The strategy of Elliott’s defence was to spend half of their time trying to trip up the witnesses about specific details from the day and the other half attempting to discredit the witness’s credibility. Some of the witnesses were accused of collusion and another had his evidence dismissed by the magistrate simply due to a prior unrelated conviction.

The other two witnesses, Dave Kerin from Union Solidarity and Anthony Main from the Socialist Party, were attacked at length for their political beliefs. In his summary magistrate Brian Clifford said that “Kerin told the court he was a teacher. I believe he is a teacher of civil disobedience”, and “civil disobedience is merely a euphemism for breaking the law”.

Clifford also said that “ringleader” Kerin had set up Union Solidarity as a vehicle to break the industrial laws and that he had perhaps stopped thousands of trucks dating back to his time in the BLF (Builders Labourers Federation). He said that the protesters were engaged in illegal conduct on the day and that they were “not afraid to break the law and ride on trucks”. “I believe that Mr. Kerin is an experienced bull bar rider” he said, “And I do not believe that he had any regard for anyone’s safety”.

Clifford described Main as the most obnoxious person in attendance at the picket line on the day. He seemed more disgusted that Main had yelled at Elliott about the unpaid entitlements and called him a “dog” than the fact that several people were nearly killed by the truck.

Clifford said that “Main gave evidence to this court saying that he is a strong advocate of democratic rights. Main is the absolute antithesis of that ideal and his credibility is therefore zero”.

In his judgement Clifford implied that the rights of Elliott as a property owner were more important than the rights of the protesters or indeed the rights of the workers who are owed hundreds of thousands of dollars. He said that the protesters were engaged in unlawful industrial action on the day and that they had unlawfully hindered Elliott.

Clifford said that the protesters were in no danger and that Elliott had not contravened the law. “If there was any danger at all on the day it was the protesters who created it” he said.
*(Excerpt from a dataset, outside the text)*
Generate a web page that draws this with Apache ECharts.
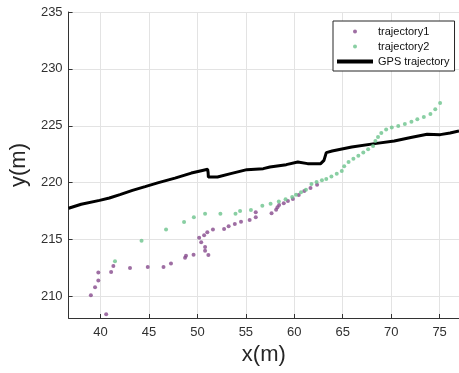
<!DOCTYPE html>
<html>
<head>
<meta charset="utf-8">
<script src="https://cdn.jsdelivr.net/npm/echarts@6/dist/echarts.min.js"></script>
<style>html,body{margin:0;padding:0;background:#fff}#c{width:459px;height:373px}</style>
</head>
<body>
<div id="c"></div>
<script>
const traj1X = [39.0,39.43,39.77,39.77,40.58,41.09,41.32,43.04,44.87,46.5,47.27,48.72,48.82,49.6,50.18,50.39,50.69,50.79,50.79,51.02,51.13,51.6,52.75,53.22,53.86,54.5,55.39,56.02,56.02,57.65,58.12,58.26,58.43,58.91,59.34,59.85,60.46,61.03,61.67,62.35];
const traj1Y = [210.1,210.8,211.4,212.1,208.44,212.14,212.67,212.49,212.58,212.58,212.9,213.4,213.58,213.67,215.16,214.75,215.37,214.34,214.02,215.63,213.63,215.87,215.92,216.16,216.36,216.57,216.71,216.95,217.39,217.3,217.62,217.83,218.03,218.18,218.38,218.56,218.91,219.26,219.53,219.82];

const traj2X = [41.49,44.23,46.76,48.62,49.63,50.79,52.37,53.93,54.4,55.52,56.7,57.55,58.4,59.1,59.78,60.18,60.69,61.2,61.77,62.3,62.85,63.3,63.83,64.38,64.9,65.15,65.6,66.1,66.61,67.12,67.62,68.13,68.37,68.64,68.98,69.48,70.06,70.73,71.41,72.09,72.7,73.37,74.05,74.55,75.05];
const traj2Y = [213.08,214.9,215.89,216.54,216.95,217.27,217.27,217.27,217.5,217.59,217.97,218.15,218.35,218.55,218.73,218.94,219.15,219.38,219.88,220.05,220.2,220.32,220.55,220.78,221.02,221.43,221.81,222.11,222.37,222.64,222.93,223.22,223.66,224.01,224.36,224.66,224.84,224.98,225.15,225.36,225.57,225.77,226.03,226.45,227.0];

const gpsX = [36.7,38.0,39.9,40.91,42.0,43.29,44.6,45.98,47.68,49.37,50.4,51.05,51.1,51.13,52.07,53.43,55.1,56.8,57.48,59.17,60.36,61.37,62.72,63.06,63.3,63.9,65.93,68.3,70.32,72.02,73.71,75.06,76.08,77.0];
const gpsY = [217.75,218.1,218.44,218.65,218.95,219.32,219.65,220.0,220.4,220.84,221.05,221.17,220.9,220.49,220.49,220.79,221.14,221.23,221.37,221.58,221.81,221.67,221.67,221.96,222.64,222.78,223.13,223.43,223.66,223.96,224.25,224.22,224.36,224.54];

const seriesNames = ['trajectory1','trajectory2','GPS trajectory'];
const xName = 'x(m)';
const yName = 'y(m)';

const zip = (a, b) => a.map((v, i) => [v, b[i]]);
const font = 'Liberation Sans, Arial, Helvetica, sans-serif';

const chart = echarts.init(document.getElementById('c'), null, {renderer: 'canvas'});
chart.setOption({
  animation: false,
  backgroundColor: '#fff',
  grid: {left: 62, top: 12, right: 0, bottom: 55, containLabel: false},
  legend: {
    orient: 'vertical', left: 333, top: 21,
    padding: [4, 5, 3, 4], itemGap: 2,
    itemWidth: 36, itemHeight: 4,
    borderColor: '#262626', borderWidth: 1, borderRadius: 0,
    backgroundColor: '#fff',
    textStyle: {fontFamily: font, fontSize: 11, color: '#111', lineHeight: 13},
    data: [
      {name: seriesNames[0]},
      {name: seriesNames[1]},
      {name: seriesNames[2], icon: 'rect', itemStyle: {color: '#000'}}
    ]
  },
  xAxis: {
    type: 'value', min: 36.7, max: 77, minInterval: 5, maxInterval: 5,
    name: xName, nameLocation: 'middle', nameGap: 22,
    nameTextStyle: {fontFamily: font, fontSize: 22, color: '#262626'},
    axisLine: {show: true, onZero: false, lineStyle: {color: '#333', width: 1}},
    axisTick: {show: true, inside: true, length: 4, lineStyle: {color: '#333'}},
    axisLabel: {fontFamily: font, fontSize: 13, color: '#303030', margin: 8, showMinLabel: false, showMaxLabel: false},
    splitLine: {show: true, lineStyle: {color: '#e3e3e3', width: 1}}
  },
  yAxis: {
    type: 'value', min: 208.1, max: 235, minInterval: 5, maxInterval: 5,
    name: yName, nameLocation: 'middle', nameGap: 31,
    nameTextStyle: {fontFamily: font, fontSize: 22, color: '#262626'},
    axisLine: {show: true, onZero: false, lineStyle: {color: '#333', width: 1}},
    axisTick: {show: true, inside: true, length: 4, lineStyle: {color: '#333'}},
    axisLabel: {fontFamily: font, fontSize: 13, color: '#303030', margin: 6, showMinLabel: false},
    splitLine: {show: true, lineStyle: {color: '#e3e3e3', width: 1}}
  },
  series: [
    {
      name: seriesNames[0], type: 'scatter', data: zip(traj1X, traj1Y),
      symbol: 'circle', symbolSize: 4, symbolKeepAspect: true,
      itemStyle: {color: '#864a8c'}, z: 3
    },
    {
      name: seriesNames[1], type: 'scatter', data: zip(traj2X, traj2Y),
      symbol: 'circle', symbolSize: 4, symbolKeepAspect: true,
      itemStyle: {color: '#6cc38c'}, z: 3
    },
    {
      name: seriesNames[2], type: 'line', data: zip(gpsX, gpsY),
      showSymbol: false, symbol: 'none', smooth: false,
      lineStyle: {color: '#000', width: 3}, itemStyle: {color: '#000'}, z: 2
    }
  ]
});
</script>
</body>
</html>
Not only did magistrate Clifford dismiss all the charges, but to flaunt his contempt for the protesters he asked the defence lawyer, Sean Grant, if he would like the court costs to be awarded against Main and Kerin! The magistrate and the defence lawyer shared a laugh when the defence replied “we would love to your honour but unfortunately there are no provisions to do that”.

In this case it was almost like the witnesses were on trial rather than the defendant who had nearly killed several people. The magistrate contradicted himself many times in his summary and showed little respect for his own laws.

Usually the ruling class, and their representatives in the judiciary, attempt to disguise the class bias in the legal system by pretending that the system is fair. In this case, however, the magistrate was very crude and open about the fact that he saw the rights of the boss to enter and exit his property as paramount to the safety of everyone else.

This case, if nothing else, proves that there is one law for the rich and another for the rest of us. In the past workers have been jailed for much less than what Elliott did on the day. As one of the workers employed by Elliott in the Latrobe Valley said “The courts are no place for workers to win”. Socialists see the courts as an instrument of the state. They are there to serve the interests of the ruling class over those of ordinary people.

The fight for these workers to get paid their entitlements is still continuing in the Federal Court. Unfortunately as this worker said “In this case even if we win in the Federal Court we loose”. This particular worker is owed in excess of $70,000 and will only receive about $20,000 if they win the case.

The lesson that needs to be drawn by the labour movement is that we can not put any trust in the bosses, their courts or their system. The courts are not the best arena for us to do battle. This case shows the arrogance of the ruling class as they know they are in a much better position to win at this point in time. Unfortunately this is because most of the unions are happy to play by their rules.

If we are to ensure bosses can not steal our money and then act violently towards us in the future we will need to take a very different approach. This approach will need to include mass action aimed at breaking the laws that are designed to keep us at bay. This is the only way forward.